In 1938, a group of freshmen at the University of Michigan circulated a petition asking that a psychology lecture be rescheduled to avoid a conflict with a football game. The upperclassmen who signed it read the full text in the undergraduate newspaper the following day:

We, the undersigned, hereby petition that the lecture in Psychology 2 be changed from Saturday to Wednesday afternoon. By signing this document without reading it we cheerfully disqualify ourselves as candidates for any degree conferred by this university. We furthermore declare that the freshmen are our superiors in wit and wisdom, and that our stupidity is surpassed only by the mental lethargy of the underpaid faculty that teaches us.

I can’t find a report of the fallout, but there sure must have been some. “Carelessness,” wrote Benjamin Franklin, “does more harm than a want of knowledge.”

Snail Mail

Crouching in a Flanders trench in November 1917, 21-year-old Walter Butler addressed a field service card to his fiancee Amy to let her know he was safe.

She never received it. After the war Butler returned to England and the pair married, moved to London, and had a daughter. Eventually they divorced; Amy returned to her family home while Walter remarried and led a career as a builder. She died in 1974 at age 81, he four years later at 82.

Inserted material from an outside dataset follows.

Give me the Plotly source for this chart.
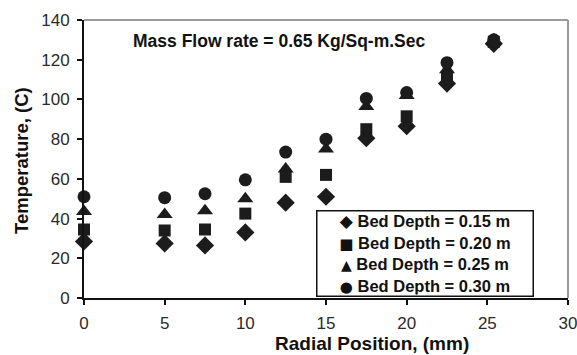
import plotly.graph_objects as go

# Data
radial_mm = [0, 5, 7.5, 10, 12.5, 15, 17.5, 20, 22.5, 25.4]
depth_015 = [28.5, 27.5, 26.5, 33, 48, 51, 80.5, 86.5, 108, 128]
depth_020 = [34.5, 34, 34.5, 42.5, 61, 62, 85, 91.5, 111, 129]
depth_025 = [43.5, 42, 44, 50, 65, 75, 96.5, 102, 115, 130]
depth_030 = [51, 50.5, 52.5, 59.5, 73.5, 80, 100.5, 103.5, 118.5, 130]

series_names = ["Bed Depth = 0.15 m", "Bed Depth = 0.20 m",
                "Bed Depth = 0.25 m", "Bed Depth = 0.30 m"]
series_values = [depth_015, depth_020, depth_025, depth_030]
symbols = ["diamond", "square", "triangle-up", "circle"]
sizes = [14, 12, 14, 13]
legend_glyphs = ["\u25C6", "\u25A0", "\u25B2", "\u25CF"]

x_ticks = [0, 5, 10, 15, 20, 25, 30]
y_ticks = [0, 20, 40, 60, 80, 100, 120, 140]

W, H = 577, 355
L, R, T, B = 84, 9, 20, 57
pw, ph = W - L - R, H - T - B

fig = go.Figure()
for name, vals, sym, sz in zip(series_names, series_values, symbols, sizes):
    fig.add_trace(go.Scatter(
        x=radial_mm, y=vals, mode="markers", name=name,
        marker=dict(symbol=sym, size=sz, color="#1c1c1c", line=dict(width=0)),
        cliponaxis=False, showlegend=False))

axis_font = dict(family="Liberation Sans, Arial, sans-serif", size=17, color="#2a2a2a")
fig.update_xaxes(range=[0, 30], tickvals=x_ticks, showgrid=False, zeroline=False,
                 showline=True, linecolor="#111", linewidth=2,
                 ticks="outside", ticklen=5, tickwidth=1.5, tickcolor="#111",
                 tickfont=axis_font, ticklabelstandoff=4, ticklabeloverflow="allow",
                 automargin=False)
fig.update_yaxes(range=[0, 140], tickvals=y_ticks, showgrid=False, zeroline=False,
                 showline=True, linecolor="#111", linewidth=2,
                 ticks="outside", ticklen=5, tickwidth=1.5, tickcolor="#111",
                 tickfont=axis_font, ticklabelstandoff=4, ticklabeloverflow="allow",
                 automargin=False)

def px_x(p):
    return (p - L) / pw

def px_y(p):
    return 1 - (p - T) / ph

shapes = [
    dict(type="line", xref="paper", yref="paper", x0=0, x1=1, y0=1, y1=1,
         line=dict(color="#9a9a9a", width=2), layer="below"),
    dict(type="line", xref="paper", yref="paper", x0=1, x1=1, y0=0, y1=1,
         line=dict(color="#9a9a9a", width=2), layer="below"),
]

bold = dict(family="Liberation Sans, Arial, sans-serif", color="#111")
glyph_sizes = [17, 15, 14, 15]
legend_lines = [
    f'<span style="font-family:DejaVu Sans;font-size:{gs}px">{g}</span> <b>{n}</b>'
    for g, gs, n in zip(legend_glyphs, glyph_sizes, series_names)
]
legend_text = "<br>".join(legend_lines)

annotations = [
    dict(text="<b>Mass Flow rate = 0.65 Kg/Sq-m.Sec</b>", xref="paper", yref="paper",
         x=px_x(131), y=px_y(41), xanchor="left", yanchor="middle", showarrow=False,
         font=dict(size=17.5, **bold)),
    dict(text="<b>Temperature, (C)</b>", xref="paper", yref="paper",
         x=px_x(21), y=px_y(160), xanchor="center", yanchor="middle", showarrow=False,
         textangle=-90, font=dict(size=18.5, **bold)),
    dict(text="<b>Radial Position, (mm)</b>", xref="paper", yref="paper",
         x=px_x(372), y=px_y(343), xanchor="center", yanchor="middle", showarrow=False,
         font=dict(size=19, **bold)),
    dict(text=legend_text, xref="paper", yref="paper",
         x=px_x(316), y=px_y(297), xanchor="left", yanchor="bottom", showarrow=False,
         align="center", width=213, height=82, bgcolor="white",
         bordercolor="#111", borderwidth=1.5, borderpad=1,
         font=dict(size=16.5, **bold)),
]

fig.update_layout(width=W, height=H, margin=dict(l=L, r=R, t=T, b=B, autoexpand=False),
                  paper_bgcolor="white", plot_bgcolor="white",
                  shapes=shapes, annotations=annotations, showlegend=False)

fig.write_html("out.html")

In February 2007, the card arrived. Their daughter, now an 86-year-old grandmother, received it.

“I am quite well,” it said. “Letter follows at first opportunity. I have received no letter from you for a long time.”

Greek and Roman

http://commons.wikimedia.org/wiki/File:Mesembryanthemumcryst2.jpg

The South African flower Mesembryanthemum draws its name from the Greek roots for middle, embryo, and flower.

It’s believed to be the English word containing the highest “score” in Roman numerals — four Ms.

The Mystery Slab of Beth She’Arim

Excavating a cave near the sacred Galilean catacomb of Beth She’Arim in 1956, a bulldozer unearthed an enormous rectangular slab, 11 × 6.5 × 1.5 feet. Rather than try to move the 9-ton mass, workers at first paved over it. Seven years would pass before anyone thought to examine it closely.

It was one gigantic piece of glass.

No one knows who made it or precisely how. Evidently an ancient furnace had produced great batches of molten glass that could be cooled and broken into reworkable pieces. This batch had been abandoned, perhaps because contamination had ruined its clarity.

Whatever its origins, it’s an amazing achievement. On its discovery, the Beth She’Arim slab was the third largest piece of glass ever made; even today, only large telescope mirrors rival its size. And it was produced 1600 years ago.

A Big Splash

http://commons.wikimedia.org/wiki/File:SS_Faith_Completed.jpg

The New York Times carried a surprising headline on March 15, 1918: BIG CONCRETE SHIP AFLOAT IN PACIFIC. Noting the lack of shipyards and steel plants on the West Coast, California businessman W. Leslie Comyn had built a 7,900-ton steamer out of ferrocement.

“The huge hull, careening sharply as it slid sidewise down a steeply pitched incline, threw up a big wave in the narrow estuary, but then righted sharply and rode like a buoy,” the Times reported. “She looks as if she might have been carved out of rock, so massive is her build.”

Experts announced a new era of rapid shipbuilding, and Comyn made plans to build 54 more concrete vessels. But steel ships, though more expensive, proved lighter and faster, and by 1921 Faith had been sold and scrapped as a breakwater in Cuba.